Petra Costa’s very personal documentary is about her sister Elena, 13 years

Petra Costa’s very personal documentary is about her sister Elena, 13 years older, who during the late ’80s left Brazil to become an actress in New York. Costa was then a child, with limited understanding of her sister’s motives and mental state following the move. Eventually and unsurprisingly, Costa later becomes an actress herself, then sets out to make a dreamy, elliptical film about Elena’s fate in a strange, uncaring city. Costa narrates the movie in English, though the doc is somewhat vague about her family’s educated, privileged background and the chronology of events.

The greatest mystery any of us are likely to encounter in life is that of our own family: How did it form, what are its secrets, where are its hidden-in-plain-sight tragedies and betrayals? Sarah Polley made her remarkable Stories We Tell about her uncertain parentage—an enigma that was gradually, artfully resolved. Costa, in her first film, has much less experience behind or in front of the camera. She retraces Elena’s unhappy steps, shares old home movies and family photos, plays us audio postcards from her sister, then runs out of filmmaking ideas after the movie’s big revelation at its midpoint.

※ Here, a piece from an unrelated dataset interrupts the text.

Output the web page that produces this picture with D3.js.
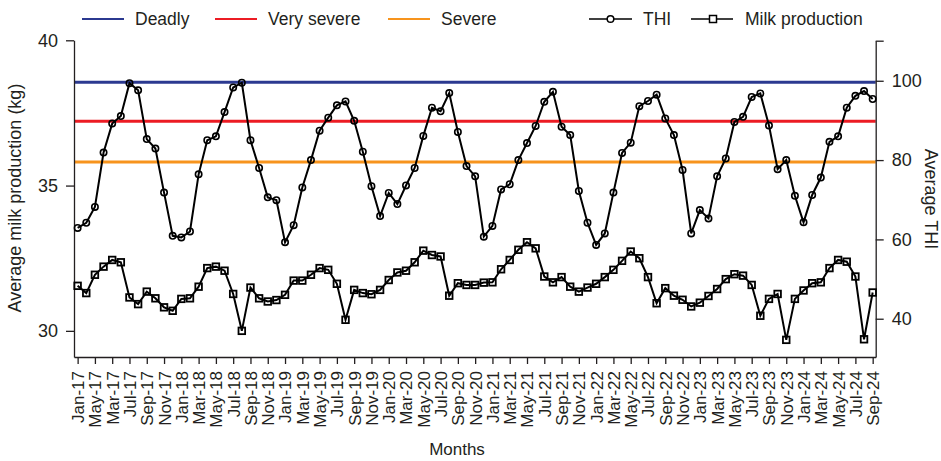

“My fear is that I’d follow in your steps,” says Costa to her sister. “I drown in you.” That close identification and the film’s shadowy reenactments—Costa wandering through a blurry, wide-aperture Manhattan—are a bit much: genuine, affecting, and somewhat self-indulgent. Costa goes overboard with the Ophelia imagery in this lyrical, unconventional documentary, which is essentially an oblique essay on grief and loss. Still, whatever its shortcomings, Elena is unquestionably made out of love. Anyone who’s ever tried to understand a distant sibling will share in Costa’s heart-clenching incomprehension of a sister’s final act. Runs Fri., Aug. 8–Thurs., Aug. 14 at Grand Illusion. Not rated. 80 minutes.